The Genie in Your Genes

Introduction

The crop of new books in the field of energy psychology desribe a remarkable set of interventions such as EMDR (Eye Movement Desensitization and Reprocessing), EFT (Emotional Freedom Therapy), TAT (Tapas Acupressure Technique), and others. These interventions are amazingly effective. They routinely shift psychological traumas, sometimes deep-seated chronic psychoses, in just a few sessions, and sometimes in one session. They have also contributed to the cure of a wide variety of organic ailments. And the database of sound clinical studies on these methods continues to grow. As a result, they have been adopted by thousands of physicians, social workers, psychiatrists and psychologists.

There is no doubt that these methods work, and often yield spectacular results. Yet the books describing these methods invariably declare themselves to be baffled by the mechanisms by which these new energy interventions create their effects.

The Genie in Your Genes is a breakthrough new book by author and publisher Dawson Church, Ph.D. It synthsizes studies from cell biology and genetic expression to explain the precise physical pathways by which such healing occurs. It shows that notions of "suble" energies are not required to explain miraculous healing, and that the centuries-old line of research into the body's electromagnetic fields has already supplied us with excellent answers to the flow of information through our cellular signalling systems.

The science behind our emerging understanding of the link between behavior, consciousness, and well-being has the potential to cause as big a shift in our paradigm of health and medicine as Einstein's theory of relativity had on physics a century ago. The idea that "your thoughts create your reality" has gone from a metaphysical article of faith fifty years ago, to the object of serious scientific scrutiny today, as medicine discovers quantum physics, and rediscovers electromagnetism. A series of remarkable experiments, published in the Journal of Alternative and Complementary Medicine, chronicle the effects of consciousnes on the DNA molecule, and demonstrate that marked molecular changes are observed when an observer's intentions are projected into the molecules.

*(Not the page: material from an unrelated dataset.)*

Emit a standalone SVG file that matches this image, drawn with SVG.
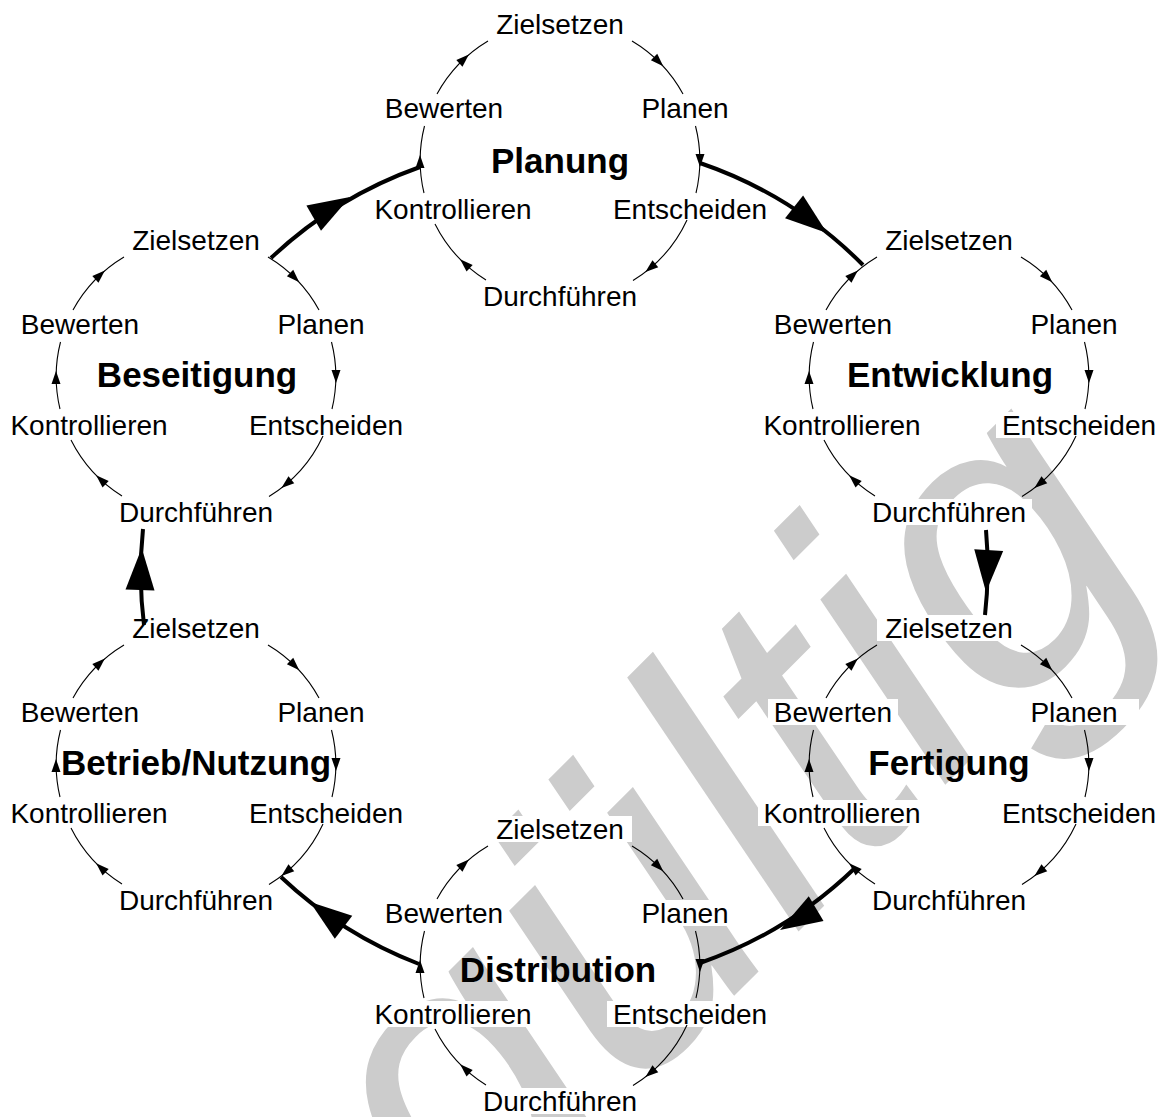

Books such as Bruce Lipton's The Biology of Belief (published by Dawson Church) chart the precise biochemical mechanisms by which genes are turned on and off by our thoughts. Movies such as What the Bleep are popularizing the application of quantum physics to happiness and wellness. Dawson's exciting talk on The Genie in Your Genes looks at this and other current research, and its exciting implications for the future of the practice of medicine, and its expected effects on how we shape our health.